= Problem statement =
Make an exact copy, from the records below, of the lines from the line containing "Generate a LaTeX" to the line containing "fill=paalight] (out4) at", both lines included, excluding pictures.

--------------------

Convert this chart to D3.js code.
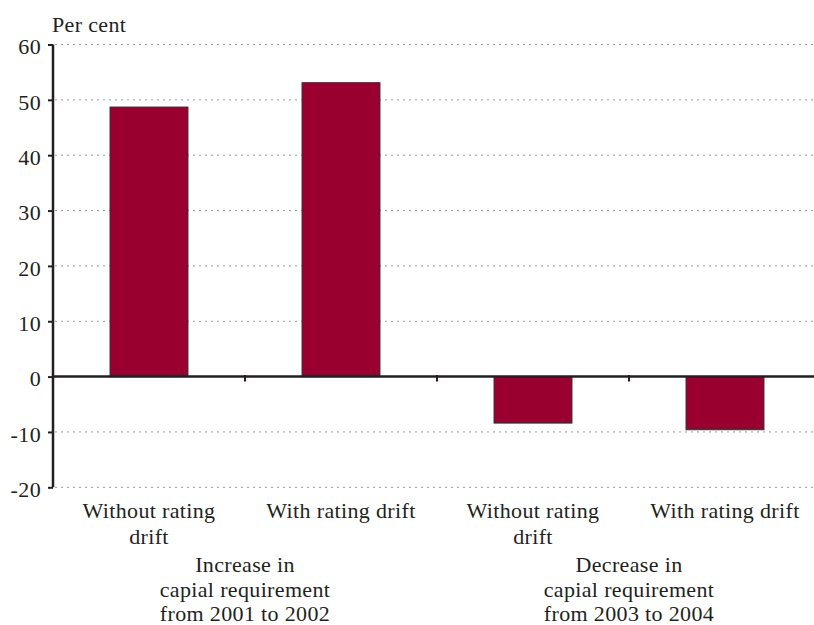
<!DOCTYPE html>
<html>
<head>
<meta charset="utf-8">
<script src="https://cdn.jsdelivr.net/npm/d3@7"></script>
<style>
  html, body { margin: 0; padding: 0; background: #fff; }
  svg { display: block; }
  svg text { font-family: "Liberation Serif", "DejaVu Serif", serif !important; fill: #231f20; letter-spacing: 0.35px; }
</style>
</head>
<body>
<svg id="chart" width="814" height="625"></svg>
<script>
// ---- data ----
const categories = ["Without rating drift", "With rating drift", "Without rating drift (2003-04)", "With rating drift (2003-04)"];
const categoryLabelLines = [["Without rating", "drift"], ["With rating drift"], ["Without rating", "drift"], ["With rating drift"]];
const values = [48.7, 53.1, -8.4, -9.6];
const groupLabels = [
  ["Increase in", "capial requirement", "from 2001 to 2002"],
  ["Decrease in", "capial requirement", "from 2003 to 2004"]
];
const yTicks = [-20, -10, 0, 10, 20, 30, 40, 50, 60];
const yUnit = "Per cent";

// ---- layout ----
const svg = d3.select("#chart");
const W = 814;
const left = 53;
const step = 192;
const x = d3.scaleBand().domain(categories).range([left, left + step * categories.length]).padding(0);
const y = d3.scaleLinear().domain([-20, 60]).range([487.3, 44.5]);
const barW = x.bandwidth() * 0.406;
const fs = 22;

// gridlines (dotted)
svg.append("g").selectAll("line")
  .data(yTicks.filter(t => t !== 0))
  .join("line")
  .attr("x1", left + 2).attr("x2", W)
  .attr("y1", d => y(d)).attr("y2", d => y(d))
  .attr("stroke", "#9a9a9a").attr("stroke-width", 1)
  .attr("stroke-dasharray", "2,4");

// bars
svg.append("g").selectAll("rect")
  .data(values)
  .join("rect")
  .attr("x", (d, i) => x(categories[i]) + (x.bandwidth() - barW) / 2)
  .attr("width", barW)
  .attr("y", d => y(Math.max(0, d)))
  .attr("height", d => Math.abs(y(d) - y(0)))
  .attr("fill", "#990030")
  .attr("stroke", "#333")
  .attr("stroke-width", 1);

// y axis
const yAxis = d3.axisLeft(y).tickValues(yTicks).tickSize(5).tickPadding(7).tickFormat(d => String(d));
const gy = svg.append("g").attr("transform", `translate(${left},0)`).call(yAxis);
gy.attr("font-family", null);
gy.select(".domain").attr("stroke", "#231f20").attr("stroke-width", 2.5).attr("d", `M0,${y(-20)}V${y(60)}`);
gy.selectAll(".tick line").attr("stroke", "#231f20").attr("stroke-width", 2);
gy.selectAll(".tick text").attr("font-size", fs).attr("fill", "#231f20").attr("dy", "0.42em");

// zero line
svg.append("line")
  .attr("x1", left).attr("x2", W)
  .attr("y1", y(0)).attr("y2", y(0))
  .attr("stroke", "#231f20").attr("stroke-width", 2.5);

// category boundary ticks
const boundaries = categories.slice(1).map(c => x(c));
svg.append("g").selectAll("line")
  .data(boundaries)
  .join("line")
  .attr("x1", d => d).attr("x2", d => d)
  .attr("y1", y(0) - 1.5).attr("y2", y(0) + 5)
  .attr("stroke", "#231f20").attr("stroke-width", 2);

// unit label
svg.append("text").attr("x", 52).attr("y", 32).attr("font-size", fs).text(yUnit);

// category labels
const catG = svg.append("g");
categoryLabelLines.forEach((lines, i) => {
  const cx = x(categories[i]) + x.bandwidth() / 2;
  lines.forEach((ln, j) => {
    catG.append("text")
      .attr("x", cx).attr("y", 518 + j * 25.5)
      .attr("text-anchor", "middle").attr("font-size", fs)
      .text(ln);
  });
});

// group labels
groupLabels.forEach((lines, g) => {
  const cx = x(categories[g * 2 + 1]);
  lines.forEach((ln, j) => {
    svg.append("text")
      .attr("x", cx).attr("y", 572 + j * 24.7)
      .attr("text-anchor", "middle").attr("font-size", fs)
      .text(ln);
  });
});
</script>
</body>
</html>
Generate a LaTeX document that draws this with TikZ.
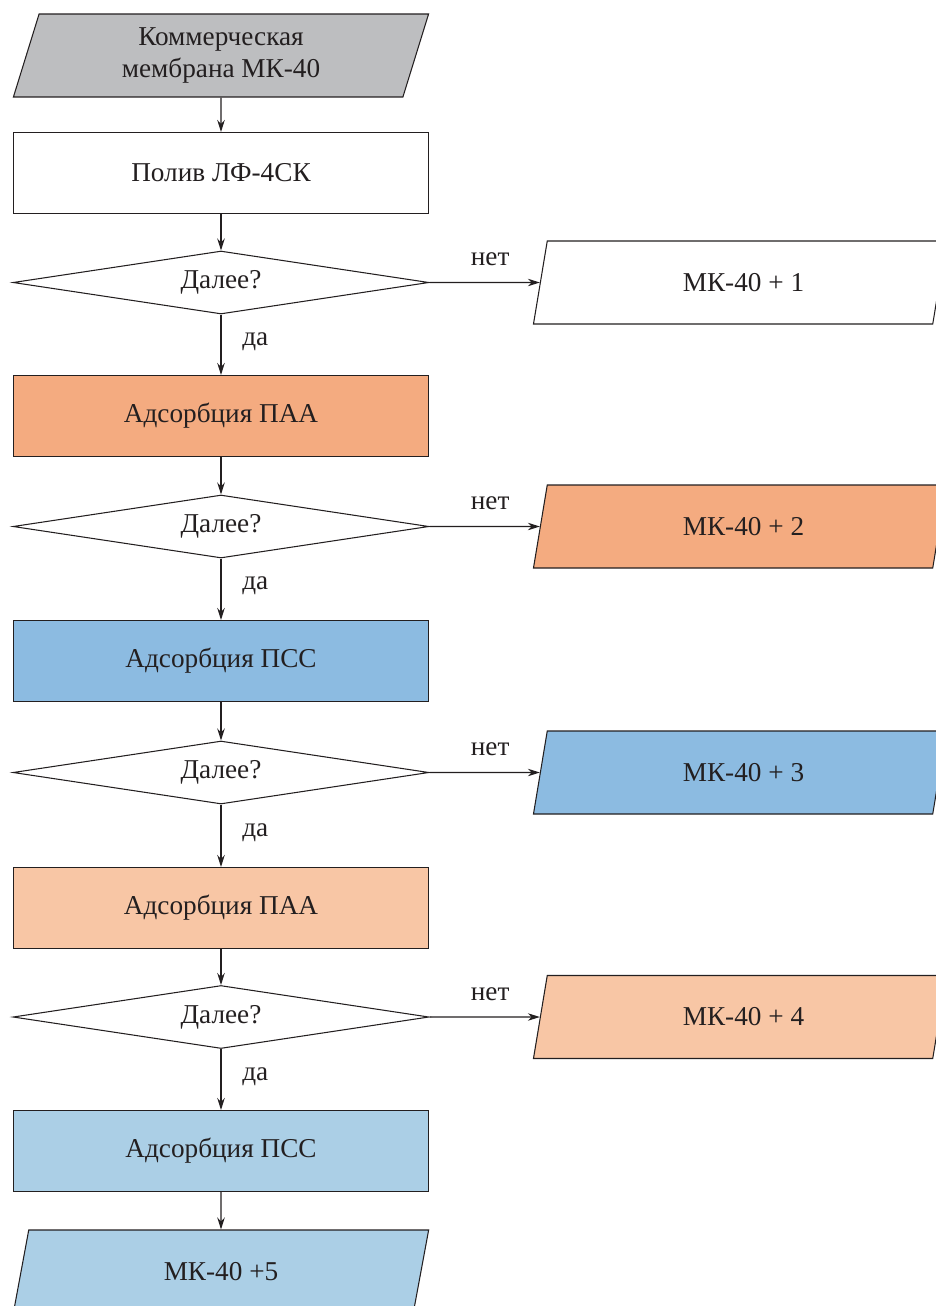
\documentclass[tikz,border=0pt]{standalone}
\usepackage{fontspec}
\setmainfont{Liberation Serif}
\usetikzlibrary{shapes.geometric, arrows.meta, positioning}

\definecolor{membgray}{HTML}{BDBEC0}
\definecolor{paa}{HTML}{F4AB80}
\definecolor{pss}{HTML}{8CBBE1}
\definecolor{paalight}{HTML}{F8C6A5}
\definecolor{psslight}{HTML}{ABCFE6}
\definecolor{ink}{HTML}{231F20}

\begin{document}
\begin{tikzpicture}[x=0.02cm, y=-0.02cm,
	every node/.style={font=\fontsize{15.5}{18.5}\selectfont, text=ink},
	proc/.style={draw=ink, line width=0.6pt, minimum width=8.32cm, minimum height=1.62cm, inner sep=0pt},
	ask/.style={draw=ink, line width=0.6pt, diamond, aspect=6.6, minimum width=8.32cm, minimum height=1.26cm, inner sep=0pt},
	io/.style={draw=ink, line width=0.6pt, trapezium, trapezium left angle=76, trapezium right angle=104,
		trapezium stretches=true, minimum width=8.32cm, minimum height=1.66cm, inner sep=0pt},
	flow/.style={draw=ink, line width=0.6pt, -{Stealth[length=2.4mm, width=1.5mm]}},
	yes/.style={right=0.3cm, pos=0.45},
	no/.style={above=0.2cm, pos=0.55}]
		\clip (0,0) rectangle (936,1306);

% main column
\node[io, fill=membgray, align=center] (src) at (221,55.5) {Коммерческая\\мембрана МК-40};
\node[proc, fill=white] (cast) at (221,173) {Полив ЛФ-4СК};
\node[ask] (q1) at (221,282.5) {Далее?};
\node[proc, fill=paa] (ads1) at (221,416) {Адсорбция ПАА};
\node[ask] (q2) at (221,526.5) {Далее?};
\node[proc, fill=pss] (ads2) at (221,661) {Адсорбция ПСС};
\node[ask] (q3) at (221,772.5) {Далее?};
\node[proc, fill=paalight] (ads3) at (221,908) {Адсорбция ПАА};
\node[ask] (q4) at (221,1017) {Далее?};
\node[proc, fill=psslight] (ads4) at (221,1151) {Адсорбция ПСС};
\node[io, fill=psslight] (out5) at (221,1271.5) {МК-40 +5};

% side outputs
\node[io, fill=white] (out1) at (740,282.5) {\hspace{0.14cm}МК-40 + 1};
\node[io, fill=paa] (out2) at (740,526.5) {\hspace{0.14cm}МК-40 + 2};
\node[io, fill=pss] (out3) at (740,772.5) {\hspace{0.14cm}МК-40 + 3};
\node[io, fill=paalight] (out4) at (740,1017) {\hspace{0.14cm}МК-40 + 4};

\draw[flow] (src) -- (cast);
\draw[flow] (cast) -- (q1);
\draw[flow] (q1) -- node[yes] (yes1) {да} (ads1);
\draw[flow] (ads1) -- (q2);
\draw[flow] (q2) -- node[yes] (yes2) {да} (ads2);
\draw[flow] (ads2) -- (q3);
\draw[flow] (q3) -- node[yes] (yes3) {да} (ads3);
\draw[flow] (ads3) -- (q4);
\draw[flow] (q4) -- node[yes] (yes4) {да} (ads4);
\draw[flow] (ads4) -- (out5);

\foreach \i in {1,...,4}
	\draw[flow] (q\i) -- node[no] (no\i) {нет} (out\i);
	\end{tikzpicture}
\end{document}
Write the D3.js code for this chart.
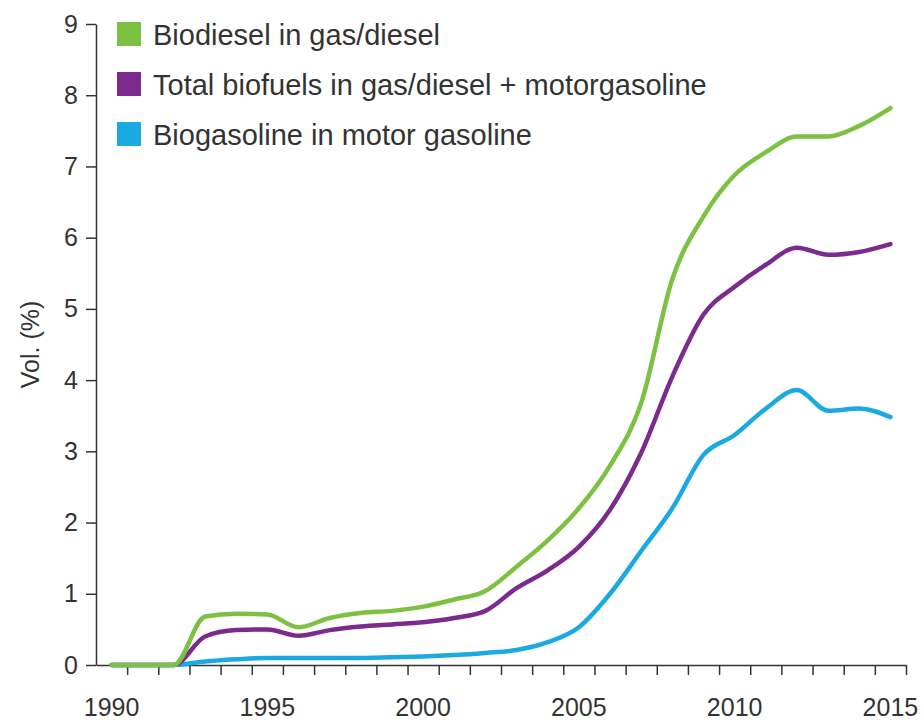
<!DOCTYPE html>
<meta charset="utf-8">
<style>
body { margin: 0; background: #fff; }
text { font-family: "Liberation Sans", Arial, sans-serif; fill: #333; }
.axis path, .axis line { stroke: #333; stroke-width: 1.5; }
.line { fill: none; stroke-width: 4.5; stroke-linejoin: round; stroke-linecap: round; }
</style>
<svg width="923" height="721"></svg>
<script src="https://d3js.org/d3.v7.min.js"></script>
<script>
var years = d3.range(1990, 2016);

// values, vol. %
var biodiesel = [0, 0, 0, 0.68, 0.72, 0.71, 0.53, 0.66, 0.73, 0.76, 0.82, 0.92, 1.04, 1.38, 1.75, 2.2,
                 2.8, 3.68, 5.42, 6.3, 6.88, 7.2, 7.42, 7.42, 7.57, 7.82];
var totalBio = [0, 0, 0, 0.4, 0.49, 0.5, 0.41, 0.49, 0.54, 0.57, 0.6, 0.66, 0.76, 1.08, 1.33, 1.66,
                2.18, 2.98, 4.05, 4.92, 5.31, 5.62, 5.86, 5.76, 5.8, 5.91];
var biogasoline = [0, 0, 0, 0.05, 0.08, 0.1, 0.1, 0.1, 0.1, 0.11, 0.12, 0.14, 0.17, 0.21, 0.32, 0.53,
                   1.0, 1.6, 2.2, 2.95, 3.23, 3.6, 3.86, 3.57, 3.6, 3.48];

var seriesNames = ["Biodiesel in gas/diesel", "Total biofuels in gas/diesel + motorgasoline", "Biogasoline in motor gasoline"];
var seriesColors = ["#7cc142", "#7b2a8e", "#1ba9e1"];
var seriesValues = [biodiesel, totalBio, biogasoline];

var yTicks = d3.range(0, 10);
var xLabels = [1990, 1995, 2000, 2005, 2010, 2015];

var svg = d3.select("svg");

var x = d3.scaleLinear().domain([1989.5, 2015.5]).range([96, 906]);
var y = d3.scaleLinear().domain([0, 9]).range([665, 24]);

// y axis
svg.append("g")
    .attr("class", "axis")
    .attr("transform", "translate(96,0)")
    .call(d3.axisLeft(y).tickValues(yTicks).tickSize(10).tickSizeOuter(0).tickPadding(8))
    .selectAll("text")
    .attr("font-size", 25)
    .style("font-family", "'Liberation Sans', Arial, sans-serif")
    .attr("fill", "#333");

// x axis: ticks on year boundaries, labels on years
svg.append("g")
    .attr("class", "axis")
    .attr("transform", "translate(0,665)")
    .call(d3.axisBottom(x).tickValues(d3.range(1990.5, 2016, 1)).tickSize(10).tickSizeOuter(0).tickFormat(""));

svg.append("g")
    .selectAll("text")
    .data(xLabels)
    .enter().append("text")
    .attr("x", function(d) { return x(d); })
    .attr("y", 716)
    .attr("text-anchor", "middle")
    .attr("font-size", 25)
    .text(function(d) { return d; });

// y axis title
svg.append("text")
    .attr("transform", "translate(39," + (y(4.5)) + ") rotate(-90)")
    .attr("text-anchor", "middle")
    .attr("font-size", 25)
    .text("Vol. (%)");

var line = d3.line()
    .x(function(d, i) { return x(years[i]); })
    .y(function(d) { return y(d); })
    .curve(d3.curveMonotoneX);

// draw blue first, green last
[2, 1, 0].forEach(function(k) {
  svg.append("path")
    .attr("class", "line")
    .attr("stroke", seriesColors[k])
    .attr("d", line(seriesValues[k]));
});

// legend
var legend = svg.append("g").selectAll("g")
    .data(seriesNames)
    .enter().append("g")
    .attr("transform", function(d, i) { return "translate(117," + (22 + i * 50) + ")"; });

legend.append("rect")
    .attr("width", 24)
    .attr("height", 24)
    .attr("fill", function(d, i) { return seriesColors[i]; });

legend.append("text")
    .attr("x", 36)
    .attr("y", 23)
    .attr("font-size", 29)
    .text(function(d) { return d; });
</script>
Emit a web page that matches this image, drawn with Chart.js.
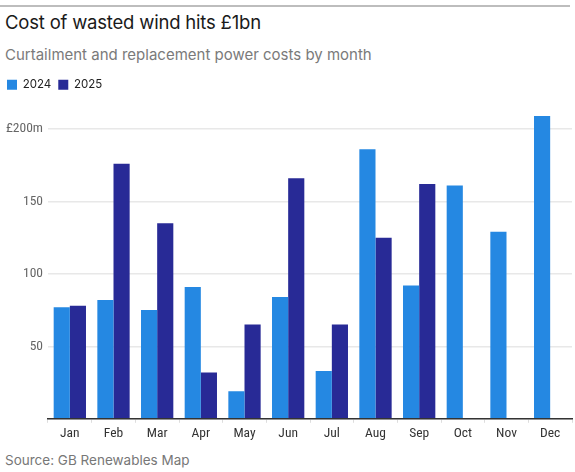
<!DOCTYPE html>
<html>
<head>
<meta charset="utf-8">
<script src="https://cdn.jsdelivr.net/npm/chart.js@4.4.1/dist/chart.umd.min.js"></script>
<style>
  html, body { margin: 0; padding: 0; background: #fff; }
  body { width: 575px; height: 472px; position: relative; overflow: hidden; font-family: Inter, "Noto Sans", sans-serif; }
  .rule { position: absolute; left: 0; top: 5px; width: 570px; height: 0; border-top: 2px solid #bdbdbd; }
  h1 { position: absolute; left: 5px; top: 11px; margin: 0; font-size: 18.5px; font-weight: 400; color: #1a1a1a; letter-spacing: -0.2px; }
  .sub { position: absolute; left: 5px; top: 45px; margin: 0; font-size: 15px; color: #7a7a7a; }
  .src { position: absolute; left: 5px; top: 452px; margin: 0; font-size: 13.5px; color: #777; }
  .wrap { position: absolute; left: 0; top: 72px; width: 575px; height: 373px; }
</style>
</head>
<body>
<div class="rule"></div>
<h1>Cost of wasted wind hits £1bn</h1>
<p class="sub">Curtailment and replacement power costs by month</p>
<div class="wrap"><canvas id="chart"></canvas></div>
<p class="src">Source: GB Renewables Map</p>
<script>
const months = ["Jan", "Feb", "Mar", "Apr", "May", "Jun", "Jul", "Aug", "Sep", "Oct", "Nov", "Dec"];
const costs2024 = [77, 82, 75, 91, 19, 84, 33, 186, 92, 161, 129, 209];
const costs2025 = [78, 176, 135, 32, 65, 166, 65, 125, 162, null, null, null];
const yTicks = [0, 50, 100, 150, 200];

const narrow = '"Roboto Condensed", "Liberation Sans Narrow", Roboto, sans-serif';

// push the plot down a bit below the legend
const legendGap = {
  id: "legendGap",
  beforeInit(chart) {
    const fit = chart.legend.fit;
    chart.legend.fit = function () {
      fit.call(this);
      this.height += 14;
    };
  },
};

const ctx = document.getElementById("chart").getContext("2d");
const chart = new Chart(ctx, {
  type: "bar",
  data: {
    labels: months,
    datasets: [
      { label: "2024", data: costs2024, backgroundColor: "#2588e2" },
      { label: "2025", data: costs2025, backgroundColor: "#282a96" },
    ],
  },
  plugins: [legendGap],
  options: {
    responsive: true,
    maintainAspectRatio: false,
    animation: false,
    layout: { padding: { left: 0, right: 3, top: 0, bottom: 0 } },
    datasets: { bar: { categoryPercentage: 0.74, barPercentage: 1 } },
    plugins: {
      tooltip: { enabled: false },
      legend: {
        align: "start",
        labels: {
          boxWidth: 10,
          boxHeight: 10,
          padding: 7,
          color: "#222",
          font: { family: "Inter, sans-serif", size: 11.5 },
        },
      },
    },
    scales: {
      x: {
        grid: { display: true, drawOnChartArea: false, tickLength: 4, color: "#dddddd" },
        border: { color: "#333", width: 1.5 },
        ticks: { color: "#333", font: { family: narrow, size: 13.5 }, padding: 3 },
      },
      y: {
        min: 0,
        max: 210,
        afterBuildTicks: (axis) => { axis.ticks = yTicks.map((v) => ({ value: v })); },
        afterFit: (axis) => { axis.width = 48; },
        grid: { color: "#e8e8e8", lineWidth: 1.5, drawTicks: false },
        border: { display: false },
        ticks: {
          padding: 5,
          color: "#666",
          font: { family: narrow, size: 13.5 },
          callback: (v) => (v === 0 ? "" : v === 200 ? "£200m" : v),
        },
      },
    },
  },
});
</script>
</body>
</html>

--------------------

= Answer for the task =
Generate a LaTeX document that draws this with TikZ.
\documentclass[tikz,border=0pt]{standalone}
\usepackage{fontspec}
\setmainfont{Liberation Serif}
\usetikzlibrary{shapes.geometric, arrows.meta, positioning}

\definecolor{membgray}{HTML}{BDBEC0}
\definecolor{paa}{HTML}{F4AB80}
\definecolor{pss}{HTML}{8CBBE1}
\definecolor{paalight}{HTML}{F8C6A5}
\definecolor{psslight}{HTML}{ABCFE6}
\definecolor{ink}{HTML}{231F20}

\begin{document}
\begin{tikzpicture}[x=0.02cm, y=-0.02cm,
	every node/.style={font=\fontsize{15.5}{18.5}\selectfont, text=ink},
	proc/.style={draw=ink, line width=0.6pt, minimum width=8.32cm, minimum height=1.62cm, inner sep=0pt},
	ask/.style={draw=ink, line width=0.6pt, diamond, aspect=6.6, minimum width=8.32cm, minimum height=1.26cm, inner sep=0pt},
	io/.style={draw=ink, line width=0.6pt, trapezium, trapezium left angle=76, trapezium right angle=104,
		trapezium stretches=true, minimum width=8.32cm, minimum height=1.66cm, inner sep=0pt},
	flow/.style={draw=ink, line width=0.6pt, -{Stealth[length=2.4mm, width=1.5mm]}},
	yes/.style={right=0.3cm, pos=0.45},
	no/.style={above=0.2cm, pos=0.55}]
		\clip (0,0) rectangle (936,1306);

% main column
\node[io, fill=membgray, align=center] (src) at (221,55.5) {Коммерческая\\мембрана МК-40};
\node[proc, fill=white] (cast) at (221,173) {Полив ЛФ-4СК};
\node[ask] (q1) at (221,282.5) {Далее?};
\node[proc, fill=paa] (ads1) at (221,416) {Адсорбция ПАА};
\node[ask] (q2) at (221,526.5) {Далее?};
\node[proc, fill=pss] (ads2) at (221,661) {Адсорбция ПСС};
\node[ask] (q3) at (221,772.5) {Далее?};
\node[proc, fill=paalight] (ads3) at (221,908) {Адсорбция ПАА};
\node[ask] (q4) at (221,1017) {Далее?};
\node[proc, fill=psslight] (ads4) at (221,1151) {Адсорбция ПСС};
\node[io, fill=psslight] (out5) at (221,1271.5) {МК-40 +5};

% side outputs
\node[io, fill=white] (out1) at (740,282.5) {\hspace{0.14cm}МК-40 + 1};
\node[io, fill=paa] (out2) at (740,526.5) {\hspace{0.14cm}МК-40 + 2};
\node[io, fill=pss] (out3) at (740,772.5) {\hspace{0.14cm}МК-40 + 3};
\node[io, fill=paalight] (out4) at (740,1017) {\hspace{0.14cm}МК-40 + 4};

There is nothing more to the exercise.